> _DATASET ROWS_
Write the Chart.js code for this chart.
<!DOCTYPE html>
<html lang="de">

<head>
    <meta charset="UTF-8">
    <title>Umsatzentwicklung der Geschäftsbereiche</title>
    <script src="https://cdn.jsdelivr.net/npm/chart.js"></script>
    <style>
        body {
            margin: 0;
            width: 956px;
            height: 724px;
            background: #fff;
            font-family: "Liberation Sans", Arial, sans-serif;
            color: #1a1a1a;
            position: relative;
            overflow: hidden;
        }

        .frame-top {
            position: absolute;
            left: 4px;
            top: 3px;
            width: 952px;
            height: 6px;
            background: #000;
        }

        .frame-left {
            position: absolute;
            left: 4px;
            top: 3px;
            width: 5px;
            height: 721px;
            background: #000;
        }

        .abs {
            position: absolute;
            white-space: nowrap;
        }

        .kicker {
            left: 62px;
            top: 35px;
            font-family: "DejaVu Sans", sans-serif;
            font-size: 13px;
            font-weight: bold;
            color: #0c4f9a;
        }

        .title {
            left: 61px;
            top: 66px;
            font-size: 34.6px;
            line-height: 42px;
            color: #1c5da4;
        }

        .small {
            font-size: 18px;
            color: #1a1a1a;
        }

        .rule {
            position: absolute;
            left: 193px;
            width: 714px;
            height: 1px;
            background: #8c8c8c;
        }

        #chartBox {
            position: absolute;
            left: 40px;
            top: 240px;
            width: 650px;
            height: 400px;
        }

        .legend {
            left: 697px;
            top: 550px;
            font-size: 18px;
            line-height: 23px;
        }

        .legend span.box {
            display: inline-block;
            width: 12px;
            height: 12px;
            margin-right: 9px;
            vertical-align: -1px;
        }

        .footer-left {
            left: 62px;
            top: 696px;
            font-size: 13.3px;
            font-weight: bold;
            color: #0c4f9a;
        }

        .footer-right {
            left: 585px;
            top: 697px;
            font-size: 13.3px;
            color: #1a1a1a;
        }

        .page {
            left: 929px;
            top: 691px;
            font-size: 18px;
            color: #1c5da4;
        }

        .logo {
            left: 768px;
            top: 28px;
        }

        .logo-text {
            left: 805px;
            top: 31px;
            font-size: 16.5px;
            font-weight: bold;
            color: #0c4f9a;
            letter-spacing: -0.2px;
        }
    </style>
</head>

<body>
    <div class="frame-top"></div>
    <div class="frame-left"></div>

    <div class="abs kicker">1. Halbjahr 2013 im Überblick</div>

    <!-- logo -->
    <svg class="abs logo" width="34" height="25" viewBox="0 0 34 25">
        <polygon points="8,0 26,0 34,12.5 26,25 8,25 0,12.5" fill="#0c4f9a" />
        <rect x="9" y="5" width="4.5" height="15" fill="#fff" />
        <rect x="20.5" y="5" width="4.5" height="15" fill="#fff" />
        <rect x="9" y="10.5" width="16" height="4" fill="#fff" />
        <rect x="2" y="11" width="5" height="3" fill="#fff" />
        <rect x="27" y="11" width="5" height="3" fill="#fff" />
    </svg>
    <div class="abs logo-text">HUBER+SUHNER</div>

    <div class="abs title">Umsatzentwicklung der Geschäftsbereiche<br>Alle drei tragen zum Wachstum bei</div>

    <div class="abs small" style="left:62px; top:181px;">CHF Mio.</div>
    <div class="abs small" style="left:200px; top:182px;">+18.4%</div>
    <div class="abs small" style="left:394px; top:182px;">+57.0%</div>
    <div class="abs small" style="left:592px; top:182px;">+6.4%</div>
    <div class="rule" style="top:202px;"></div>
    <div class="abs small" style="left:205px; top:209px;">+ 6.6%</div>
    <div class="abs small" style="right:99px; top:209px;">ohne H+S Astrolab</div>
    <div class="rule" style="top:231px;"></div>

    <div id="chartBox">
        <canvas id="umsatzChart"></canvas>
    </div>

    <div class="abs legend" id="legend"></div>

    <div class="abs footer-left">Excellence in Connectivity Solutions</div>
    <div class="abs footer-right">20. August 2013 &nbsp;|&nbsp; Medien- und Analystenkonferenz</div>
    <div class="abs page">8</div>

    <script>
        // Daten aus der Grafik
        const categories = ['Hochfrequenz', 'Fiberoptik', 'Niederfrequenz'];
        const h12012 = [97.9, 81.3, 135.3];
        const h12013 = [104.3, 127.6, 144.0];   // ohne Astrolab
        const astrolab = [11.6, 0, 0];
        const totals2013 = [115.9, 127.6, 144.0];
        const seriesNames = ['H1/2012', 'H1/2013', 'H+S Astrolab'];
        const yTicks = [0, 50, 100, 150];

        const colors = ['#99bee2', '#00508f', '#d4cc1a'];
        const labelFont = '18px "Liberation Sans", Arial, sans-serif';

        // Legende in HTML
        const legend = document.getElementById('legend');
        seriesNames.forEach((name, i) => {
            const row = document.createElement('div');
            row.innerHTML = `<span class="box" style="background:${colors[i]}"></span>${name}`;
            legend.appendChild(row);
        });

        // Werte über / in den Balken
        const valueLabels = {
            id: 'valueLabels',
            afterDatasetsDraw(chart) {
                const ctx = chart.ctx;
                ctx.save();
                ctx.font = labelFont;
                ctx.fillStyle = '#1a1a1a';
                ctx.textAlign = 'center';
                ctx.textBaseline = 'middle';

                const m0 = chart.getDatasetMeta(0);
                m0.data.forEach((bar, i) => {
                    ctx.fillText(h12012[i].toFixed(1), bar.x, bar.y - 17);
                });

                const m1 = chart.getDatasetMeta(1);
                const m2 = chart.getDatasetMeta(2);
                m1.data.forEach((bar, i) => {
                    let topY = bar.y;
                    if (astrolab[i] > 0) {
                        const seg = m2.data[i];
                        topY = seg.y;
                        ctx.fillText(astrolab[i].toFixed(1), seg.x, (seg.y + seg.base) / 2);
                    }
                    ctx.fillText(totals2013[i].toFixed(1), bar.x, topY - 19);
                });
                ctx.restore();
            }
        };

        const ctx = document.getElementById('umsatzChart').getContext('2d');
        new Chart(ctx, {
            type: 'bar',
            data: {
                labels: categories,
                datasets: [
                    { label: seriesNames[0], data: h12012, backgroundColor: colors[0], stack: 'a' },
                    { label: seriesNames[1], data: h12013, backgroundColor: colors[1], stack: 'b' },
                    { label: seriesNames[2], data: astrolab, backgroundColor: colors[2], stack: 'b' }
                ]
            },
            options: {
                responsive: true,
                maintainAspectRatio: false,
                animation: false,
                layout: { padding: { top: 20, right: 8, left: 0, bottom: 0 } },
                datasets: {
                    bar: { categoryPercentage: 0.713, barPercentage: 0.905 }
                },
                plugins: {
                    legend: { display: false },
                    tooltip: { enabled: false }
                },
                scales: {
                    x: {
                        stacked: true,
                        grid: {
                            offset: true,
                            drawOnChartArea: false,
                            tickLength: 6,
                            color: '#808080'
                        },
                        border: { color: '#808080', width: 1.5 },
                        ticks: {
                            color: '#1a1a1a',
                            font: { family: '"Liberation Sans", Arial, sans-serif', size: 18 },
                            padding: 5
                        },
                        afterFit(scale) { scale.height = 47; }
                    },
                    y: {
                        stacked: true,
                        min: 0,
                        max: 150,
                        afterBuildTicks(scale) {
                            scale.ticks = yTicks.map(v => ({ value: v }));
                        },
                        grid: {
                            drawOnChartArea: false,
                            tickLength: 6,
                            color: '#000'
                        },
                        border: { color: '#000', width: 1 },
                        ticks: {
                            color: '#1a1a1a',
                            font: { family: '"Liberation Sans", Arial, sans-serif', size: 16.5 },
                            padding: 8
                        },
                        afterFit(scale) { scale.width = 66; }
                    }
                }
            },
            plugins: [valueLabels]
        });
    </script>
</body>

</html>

...

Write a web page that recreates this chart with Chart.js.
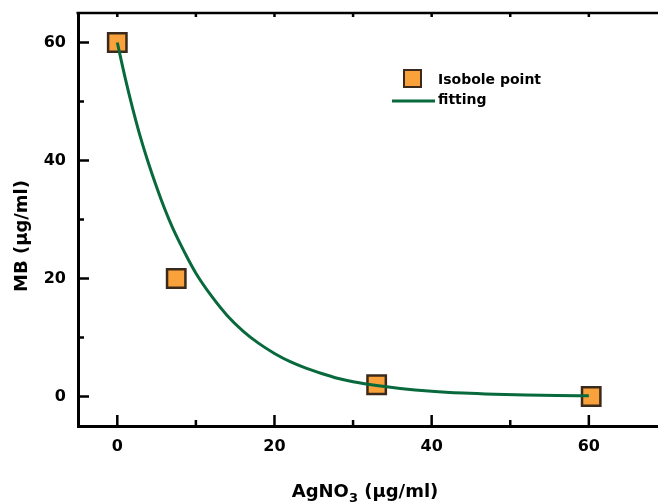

> _EXERCISE TASK_
The answer must consist solely of the number of lines in the entries that contain the word "page".

> _EXERCISE RESULT_
3